[Plotting code records]
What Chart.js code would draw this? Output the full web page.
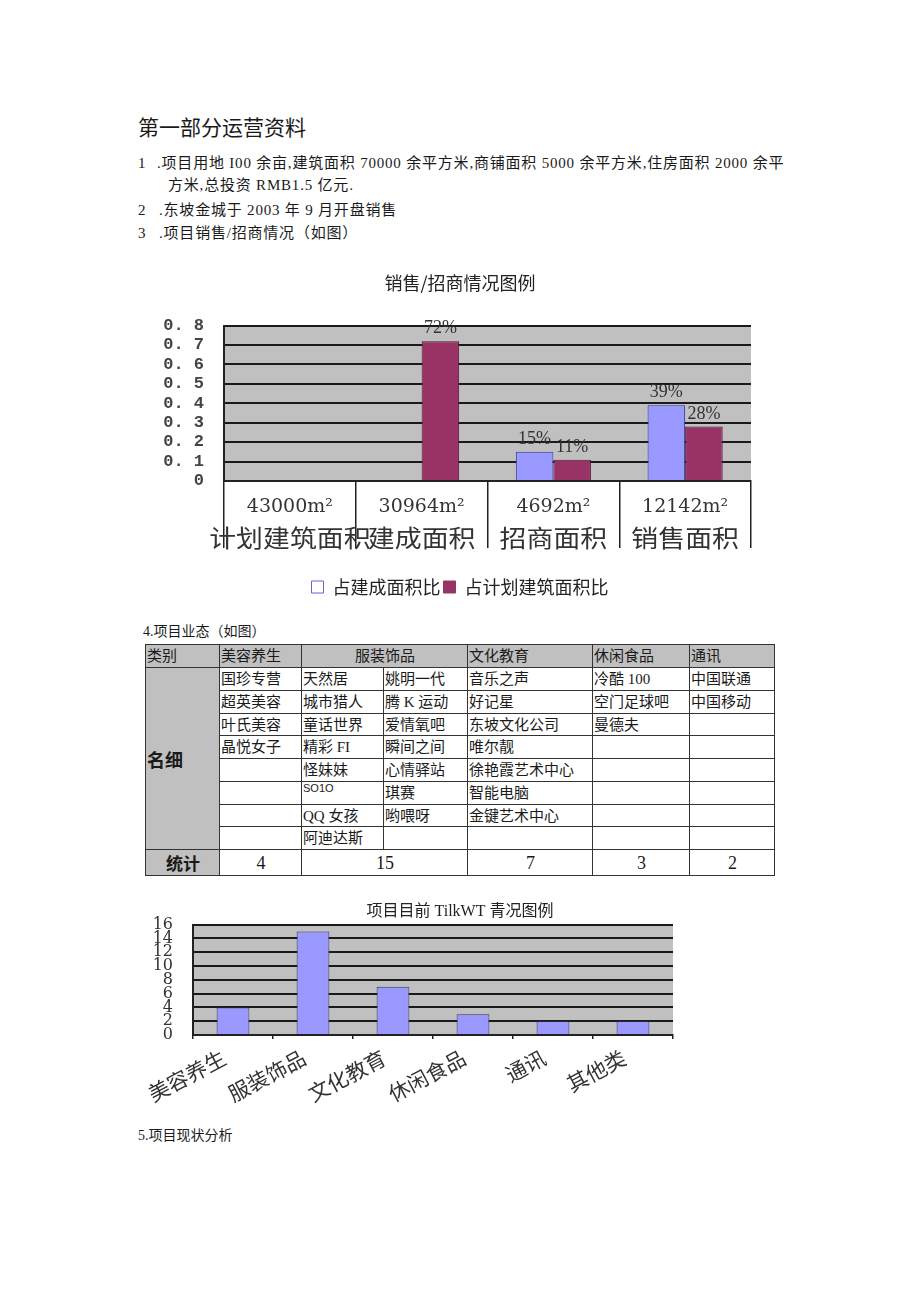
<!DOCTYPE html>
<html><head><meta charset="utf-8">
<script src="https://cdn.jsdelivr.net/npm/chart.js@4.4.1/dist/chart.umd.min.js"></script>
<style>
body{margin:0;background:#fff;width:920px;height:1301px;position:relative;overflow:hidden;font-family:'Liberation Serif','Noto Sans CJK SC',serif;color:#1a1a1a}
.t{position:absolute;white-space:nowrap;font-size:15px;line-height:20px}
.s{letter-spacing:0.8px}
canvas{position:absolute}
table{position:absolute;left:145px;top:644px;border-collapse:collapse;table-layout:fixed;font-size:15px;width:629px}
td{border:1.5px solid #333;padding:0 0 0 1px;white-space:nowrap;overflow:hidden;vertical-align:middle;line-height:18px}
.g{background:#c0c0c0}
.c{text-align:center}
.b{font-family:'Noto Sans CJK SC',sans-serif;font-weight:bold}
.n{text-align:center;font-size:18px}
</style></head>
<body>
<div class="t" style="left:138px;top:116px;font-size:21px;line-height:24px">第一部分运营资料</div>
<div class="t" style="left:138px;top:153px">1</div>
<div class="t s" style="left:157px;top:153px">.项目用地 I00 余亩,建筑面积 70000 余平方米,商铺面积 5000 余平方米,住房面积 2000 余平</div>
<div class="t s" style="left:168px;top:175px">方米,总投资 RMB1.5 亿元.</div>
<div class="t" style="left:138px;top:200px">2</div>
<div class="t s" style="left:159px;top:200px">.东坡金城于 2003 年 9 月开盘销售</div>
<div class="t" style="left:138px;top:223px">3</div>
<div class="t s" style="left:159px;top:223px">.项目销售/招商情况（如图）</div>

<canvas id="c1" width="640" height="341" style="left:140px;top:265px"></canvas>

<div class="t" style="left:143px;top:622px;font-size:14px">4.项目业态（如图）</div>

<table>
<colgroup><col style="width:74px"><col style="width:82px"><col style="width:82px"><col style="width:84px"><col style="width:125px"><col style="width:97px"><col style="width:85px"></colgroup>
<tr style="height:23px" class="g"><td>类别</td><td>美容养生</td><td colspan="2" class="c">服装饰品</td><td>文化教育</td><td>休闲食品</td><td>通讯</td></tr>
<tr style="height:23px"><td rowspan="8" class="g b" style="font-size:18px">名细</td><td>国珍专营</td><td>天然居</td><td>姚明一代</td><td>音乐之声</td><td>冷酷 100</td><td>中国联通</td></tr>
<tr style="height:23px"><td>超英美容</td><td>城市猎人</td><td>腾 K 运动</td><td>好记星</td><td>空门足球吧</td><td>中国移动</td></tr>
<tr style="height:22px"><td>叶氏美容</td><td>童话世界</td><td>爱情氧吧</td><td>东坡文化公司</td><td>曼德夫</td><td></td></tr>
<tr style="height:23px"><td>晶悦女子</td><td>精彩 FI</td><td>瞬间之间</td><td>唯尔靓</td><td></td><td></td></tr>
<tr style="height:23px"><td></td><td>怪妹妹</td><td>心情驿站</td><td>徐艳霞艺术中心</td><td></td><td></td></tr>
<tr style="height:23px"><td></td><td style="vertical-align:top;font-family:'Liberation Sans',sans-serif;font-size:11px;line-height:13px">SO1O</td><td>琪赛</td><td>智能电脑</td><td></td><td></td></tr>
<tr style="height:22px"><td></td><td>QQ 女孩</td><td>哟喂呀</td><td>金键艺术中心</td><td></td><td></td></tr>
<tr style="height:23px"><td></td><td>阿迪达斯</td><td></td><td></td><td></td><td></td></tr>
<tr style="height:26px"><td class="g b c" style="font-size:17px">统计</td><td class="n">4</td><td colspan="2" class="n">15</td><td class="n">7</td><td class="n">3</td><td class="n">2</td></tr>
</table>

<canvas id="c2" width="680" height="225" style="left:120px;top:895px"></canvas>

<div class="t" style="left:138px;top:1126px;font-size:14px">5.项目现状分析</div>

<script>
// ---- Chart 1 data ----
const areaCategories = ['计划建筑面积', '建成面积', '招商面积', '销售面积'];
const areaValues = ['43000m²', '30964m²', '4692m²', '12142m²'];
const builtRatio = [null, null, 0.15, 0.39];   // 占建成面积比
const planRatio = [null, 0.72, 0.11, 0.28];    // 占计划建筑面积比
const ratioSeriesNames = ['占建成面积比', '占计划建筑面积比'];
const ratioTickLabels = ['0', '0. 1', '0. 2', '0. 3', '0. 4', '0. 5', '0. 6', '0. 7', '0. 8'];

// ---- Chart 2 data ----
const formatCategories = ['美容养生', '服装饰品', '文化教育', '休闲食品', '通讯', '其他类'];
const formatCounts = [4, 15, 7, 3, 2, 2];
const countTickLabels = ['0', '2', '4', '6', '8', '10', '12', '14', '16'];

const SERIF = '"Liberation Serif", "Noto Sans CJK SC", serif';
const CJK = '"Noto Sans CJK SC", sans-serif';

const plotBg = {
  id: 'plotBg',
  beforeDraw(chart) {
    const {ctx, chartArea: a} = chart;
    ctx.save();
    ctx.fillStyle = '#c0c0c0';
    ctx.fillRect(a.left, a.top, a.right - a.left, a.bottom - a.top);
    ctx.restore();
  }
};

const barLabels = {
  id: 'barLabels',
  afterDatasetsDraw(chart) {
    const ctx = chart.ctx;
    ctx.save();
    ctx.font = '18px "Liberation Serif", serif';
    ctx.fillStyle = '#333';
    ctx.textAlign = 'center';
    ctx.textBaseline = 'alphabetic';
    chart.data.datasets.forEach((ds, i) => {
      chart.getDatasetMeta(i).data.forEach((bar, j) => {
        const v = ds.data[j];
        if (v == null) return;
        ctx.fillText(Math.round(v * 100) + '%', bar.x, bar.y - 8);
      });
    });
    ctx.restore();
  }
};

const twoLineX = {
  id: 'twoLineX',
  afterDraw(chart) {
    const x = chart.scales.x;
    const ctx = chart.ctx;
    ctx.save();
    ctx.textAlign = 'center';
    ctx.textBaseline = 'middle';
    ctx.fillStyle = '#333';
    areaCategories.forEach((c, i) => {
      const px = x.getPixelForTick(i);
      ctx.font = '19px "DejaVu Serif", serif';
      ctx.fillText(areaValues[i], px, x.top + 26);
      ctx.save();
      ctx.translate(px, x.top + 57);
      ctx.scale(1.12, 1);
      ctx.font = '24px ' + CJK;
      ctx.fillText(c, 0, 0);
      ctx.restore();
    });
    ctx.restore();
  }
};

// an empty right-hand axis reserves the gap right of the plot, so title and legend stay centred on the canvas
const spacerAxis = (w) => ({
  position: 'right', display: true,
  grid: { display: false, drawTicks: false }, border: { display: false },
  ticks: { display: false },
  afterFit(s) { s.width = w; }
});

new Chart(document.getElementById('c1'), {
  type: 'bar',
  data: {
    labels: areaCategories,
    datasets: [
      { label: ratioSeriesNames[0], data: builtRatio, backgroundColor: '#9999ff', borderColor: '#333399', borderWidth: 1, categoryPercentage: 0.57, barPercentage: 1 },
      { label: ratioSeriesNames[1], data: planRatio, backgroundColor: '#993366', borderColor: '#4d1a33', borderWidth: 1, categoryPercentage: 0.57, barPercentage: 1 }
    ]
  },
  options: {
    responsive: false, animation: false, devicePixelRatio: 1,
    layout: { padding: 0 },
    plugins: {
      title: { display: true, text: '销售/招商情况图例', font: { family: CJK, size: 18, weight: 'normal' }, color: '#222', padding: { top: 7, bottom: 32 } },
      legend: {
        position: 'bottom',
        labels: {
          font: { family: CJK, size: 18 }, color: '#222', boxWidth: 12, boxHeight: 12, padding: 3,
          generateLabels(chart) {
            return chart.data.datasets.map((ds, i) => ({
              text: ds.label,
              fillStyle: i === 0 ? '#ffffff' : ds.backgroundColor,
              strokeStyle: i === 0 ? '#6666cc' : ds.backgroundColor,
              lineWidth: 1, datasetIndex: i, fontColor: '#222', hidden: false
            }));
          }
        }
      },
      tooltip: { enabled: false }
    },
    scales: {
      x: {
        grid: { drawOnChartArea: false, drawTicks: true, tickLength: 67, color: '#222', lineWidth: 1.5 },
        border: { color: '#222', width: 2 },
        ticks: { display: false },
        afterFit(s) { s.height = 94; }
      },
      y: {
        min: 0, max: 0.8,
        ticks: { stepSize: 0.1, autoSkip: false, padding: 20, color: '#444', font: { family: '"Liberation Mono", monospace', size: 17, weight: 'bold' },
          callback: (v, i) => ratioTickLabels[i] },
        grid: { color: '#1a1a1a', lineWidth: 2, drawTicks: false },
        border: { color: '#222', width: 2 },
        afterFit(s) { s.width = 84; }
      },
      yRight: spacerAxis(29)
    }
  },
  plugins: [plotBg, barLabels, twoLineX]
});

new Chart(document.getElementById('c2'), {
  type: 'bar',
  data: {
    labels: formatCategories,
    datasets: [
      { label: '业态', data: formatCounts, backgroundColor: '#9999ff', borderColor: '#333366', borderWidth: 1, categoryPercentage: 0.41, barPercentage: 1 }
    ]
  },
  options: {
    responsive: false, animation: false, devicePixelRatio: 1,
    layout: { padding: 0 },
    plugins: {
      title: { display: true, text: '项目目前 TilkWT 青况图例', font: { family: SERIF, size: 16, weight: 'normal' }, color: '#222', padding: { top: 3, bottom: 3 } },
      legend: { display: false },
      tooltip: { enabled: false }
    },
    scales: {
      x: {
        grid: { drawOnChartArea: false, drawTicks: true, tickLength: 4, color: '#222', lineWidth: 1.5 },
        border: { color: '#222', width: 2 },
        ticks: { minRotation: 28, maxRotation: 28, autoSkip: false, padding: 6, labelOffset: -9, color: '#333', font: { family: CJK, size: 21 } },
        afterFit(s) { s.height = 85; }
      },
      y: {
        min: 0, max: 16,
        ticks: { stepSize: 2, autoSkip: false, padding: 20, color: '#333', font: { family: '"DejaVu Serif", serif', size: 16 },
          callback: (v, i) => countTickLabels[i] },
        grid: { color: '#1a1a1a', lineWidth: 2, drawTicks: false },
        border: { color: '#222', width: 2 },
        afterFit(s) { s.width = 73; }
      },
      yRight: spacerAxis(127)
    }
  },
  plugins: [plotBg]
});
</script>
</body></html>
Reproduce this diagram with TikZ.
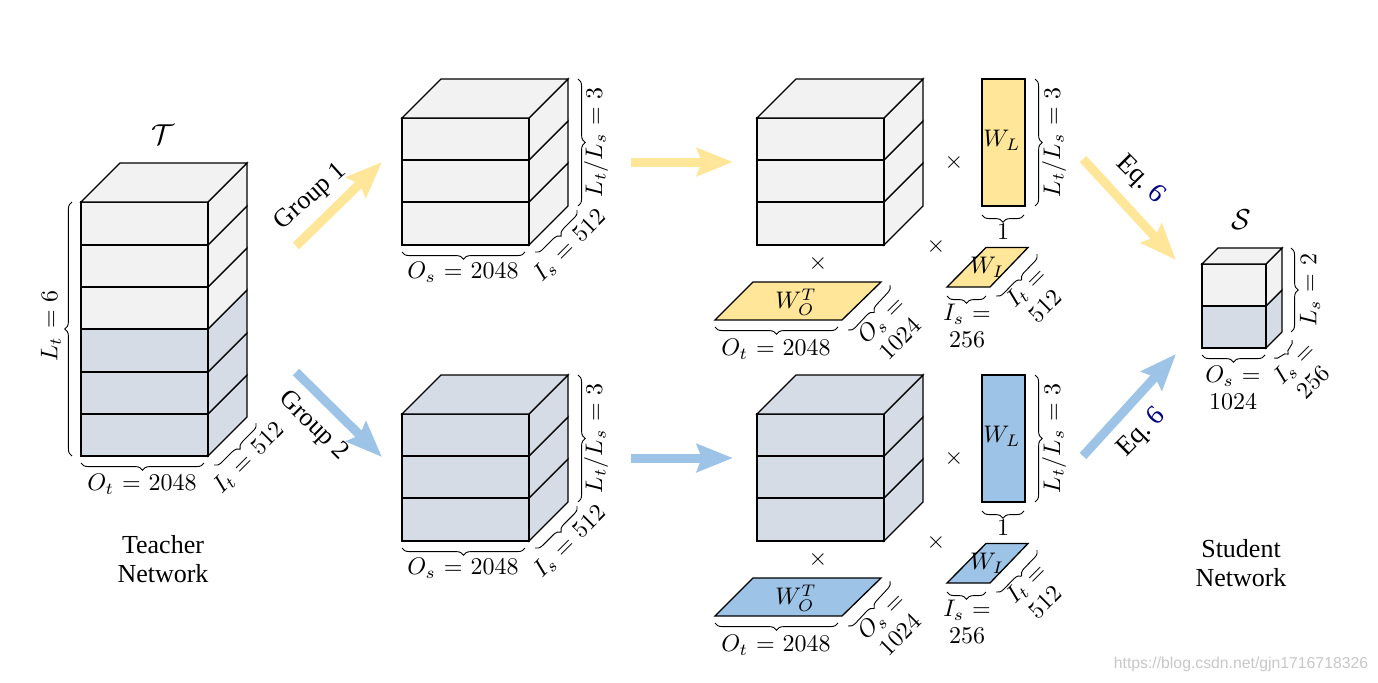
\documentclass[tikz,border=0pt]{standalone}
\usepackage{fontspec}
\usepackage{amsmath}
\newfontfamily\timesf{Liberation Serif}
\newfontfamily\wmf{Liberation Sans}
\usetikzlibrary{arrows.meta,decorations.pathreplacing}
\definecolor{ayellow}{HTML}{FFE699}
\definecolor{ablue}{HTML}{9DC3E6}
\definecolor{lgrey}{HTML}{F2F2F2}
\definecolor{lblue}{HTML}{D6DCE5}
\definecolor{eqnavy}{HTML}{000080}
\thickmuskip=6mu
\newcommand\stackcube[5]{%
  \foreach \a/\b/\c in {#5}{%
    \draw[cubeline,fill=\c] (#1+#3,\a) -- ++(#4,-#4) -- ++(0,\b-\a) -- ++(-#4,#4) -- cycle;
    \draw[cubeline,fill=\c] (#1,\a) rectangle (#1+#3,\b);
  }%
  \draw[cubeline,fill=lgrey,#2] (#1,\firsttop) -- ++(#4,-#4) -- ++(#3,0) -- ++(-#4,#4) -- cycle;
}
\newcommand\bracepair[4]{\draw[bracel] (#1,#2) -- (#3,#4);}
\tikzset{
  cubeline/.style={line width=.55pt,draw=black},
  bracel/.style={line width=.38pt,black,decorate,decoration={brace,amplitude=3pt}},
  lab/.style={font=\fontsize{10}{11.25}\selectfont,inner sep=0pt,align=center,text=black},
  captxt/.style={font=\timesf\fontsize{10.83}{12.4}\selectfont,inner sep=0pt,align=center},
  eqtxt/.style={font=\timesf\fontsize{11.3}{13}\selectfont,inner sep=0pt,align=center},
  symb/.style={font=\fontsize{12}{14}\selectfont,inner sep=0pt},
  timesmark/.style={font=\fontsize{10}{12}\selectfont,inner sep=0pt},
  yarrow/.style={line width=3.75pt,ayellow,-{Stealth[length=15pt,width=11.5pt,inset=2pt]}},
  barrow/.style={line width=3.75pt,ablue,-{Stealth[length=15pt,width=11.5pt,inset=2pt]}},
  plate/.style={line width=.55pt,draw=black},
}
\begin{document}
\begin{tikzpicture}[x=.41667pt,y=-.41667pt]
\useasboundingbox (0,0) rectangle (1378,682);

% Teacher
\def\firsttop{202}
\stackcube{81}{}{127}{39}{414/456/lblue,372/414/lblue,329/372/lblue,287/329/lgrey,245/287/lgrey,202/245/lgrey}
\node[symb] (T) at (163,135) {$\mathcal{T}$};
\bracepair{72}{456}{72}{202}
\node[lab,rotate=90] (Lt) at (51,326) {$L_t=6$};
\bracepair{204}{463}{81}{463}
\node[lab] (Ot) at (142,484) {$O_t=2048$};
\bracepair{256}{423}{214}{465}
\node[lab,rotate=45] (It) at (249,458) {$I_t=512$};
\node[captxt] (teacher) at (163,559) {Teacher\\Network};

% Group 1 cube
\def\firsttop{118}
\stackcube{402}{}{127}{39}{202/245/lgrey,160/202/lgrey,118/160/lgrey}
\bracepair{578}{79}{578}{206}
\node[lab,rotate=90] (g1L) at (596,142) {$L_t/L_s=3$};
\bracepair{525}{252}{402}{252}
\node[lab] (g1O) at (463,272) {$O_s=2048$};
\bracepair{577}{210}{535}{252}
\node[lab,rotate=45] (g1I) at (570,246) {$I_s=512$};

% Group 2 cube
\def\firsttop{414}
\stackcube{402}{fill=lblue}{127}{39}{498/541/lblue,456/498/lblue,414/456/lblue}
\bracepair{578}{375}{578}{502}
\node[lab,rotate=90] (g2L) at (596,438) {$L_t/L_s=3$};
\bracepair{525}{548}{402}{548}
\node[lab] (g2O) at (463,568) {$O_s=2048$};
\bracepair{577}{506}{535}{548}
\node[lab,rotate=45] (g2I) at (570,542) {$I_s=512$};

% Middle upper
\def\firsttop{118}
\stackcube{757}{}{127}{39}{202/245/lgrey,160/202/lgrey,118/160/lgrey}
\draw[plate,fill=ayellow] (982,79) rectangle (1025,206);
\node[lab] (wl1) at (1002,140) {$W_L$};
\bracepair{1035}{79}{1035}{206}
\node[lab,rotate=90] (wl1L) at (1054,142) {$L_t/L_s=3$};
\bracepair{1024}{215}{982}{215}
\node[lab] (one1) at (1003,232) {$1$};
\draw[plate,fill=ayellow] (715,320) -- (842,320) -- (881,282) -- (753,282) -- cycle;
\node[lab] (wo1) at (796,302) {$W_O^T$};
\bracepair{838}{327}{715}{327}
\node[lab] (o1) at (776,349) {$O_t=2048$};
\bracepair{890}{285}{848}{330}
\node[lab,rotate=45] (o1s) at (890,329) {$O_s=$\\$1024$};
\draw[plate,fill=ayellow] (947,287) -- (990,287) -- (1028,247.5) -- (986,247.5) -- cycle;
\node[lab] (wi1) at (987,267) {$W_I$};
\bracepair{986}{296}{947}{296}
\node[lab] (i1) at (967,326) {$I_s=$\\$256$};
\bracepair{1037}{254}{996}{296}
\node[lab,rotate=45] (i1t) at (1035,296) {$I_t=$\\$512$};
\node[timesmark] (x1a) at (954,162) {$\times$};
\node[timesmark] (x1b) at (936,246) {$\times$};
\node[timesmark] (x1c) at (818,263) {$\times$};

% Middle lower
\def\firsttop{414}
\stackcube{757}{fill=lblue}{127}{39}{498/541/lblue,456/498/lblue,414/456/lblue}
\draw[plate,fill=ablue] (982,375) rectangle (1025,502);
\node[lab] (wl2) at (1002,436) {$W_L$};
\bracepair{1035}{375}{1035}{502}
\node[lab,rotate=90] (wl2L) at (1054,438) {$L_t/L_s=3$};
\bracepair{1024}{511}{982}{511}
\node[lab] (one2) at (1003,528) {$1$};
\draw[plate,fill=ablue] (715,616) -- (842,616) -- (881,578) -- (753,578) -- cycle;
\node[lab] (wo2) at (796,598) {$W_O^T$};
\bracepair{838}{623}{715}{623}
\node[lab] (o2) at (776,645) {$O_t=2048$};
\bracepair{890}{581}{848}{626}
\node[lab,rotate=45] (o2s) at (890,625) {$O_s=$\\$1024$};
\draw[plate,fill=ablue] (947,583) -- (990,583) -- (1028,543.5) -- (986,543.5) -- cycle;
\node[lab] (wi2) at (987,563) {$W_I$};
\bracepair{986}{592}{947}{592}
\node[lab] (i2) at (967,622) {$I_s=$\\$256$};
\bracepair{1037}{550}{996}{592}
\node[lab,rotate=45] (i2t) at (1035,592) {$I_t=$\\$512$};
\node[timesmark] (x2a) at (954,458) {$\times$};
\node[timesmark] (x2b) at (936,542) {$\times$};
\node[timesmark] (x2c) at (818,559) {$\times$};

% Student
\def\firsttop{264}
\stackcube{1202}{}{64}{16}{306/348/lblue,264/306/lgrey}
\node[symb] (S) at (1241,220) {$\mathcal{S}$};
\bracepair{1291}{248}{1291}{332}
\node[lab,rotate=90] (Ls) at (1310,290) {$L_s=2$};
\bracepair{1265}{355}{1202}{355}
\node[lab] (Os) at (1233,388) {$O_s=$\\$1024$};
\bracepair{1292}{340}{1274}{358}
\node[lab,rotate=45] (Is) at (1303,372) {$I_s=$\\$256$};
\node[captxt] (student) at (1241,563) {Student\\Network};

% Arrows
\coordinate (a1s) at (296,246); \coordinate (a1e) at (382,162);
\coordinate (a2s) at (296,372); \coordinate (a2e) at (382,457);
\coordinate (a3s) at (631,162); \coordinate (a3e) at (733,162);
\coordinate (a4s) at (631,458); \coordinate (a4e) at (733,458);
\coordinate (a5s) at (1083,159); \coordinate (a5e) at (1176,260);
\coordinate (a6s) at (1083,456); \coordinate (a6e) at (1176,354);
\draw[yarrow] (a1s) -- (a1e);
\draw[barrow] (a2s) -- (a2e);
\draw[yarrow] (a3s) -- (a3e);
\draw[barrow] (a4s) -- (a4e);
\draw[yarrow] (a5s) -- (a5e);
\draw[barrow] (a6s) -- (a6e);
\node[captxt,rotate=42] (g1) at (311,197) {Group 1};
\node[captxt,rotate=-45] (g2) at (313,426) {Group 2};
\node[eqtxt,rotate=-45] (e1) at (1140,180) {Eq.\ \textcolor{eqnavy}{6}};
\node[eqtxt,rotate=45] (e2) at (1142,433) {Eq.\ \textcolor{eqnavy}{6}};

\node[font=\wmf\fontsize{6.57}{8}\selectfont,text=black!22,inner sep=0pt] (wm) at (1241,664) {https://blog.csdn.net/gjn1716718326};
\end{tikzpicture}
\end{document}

#### What you are asked to do
What is the number of lines above that contain the string "this"? Answer with the number alone.

#### Worked answer
2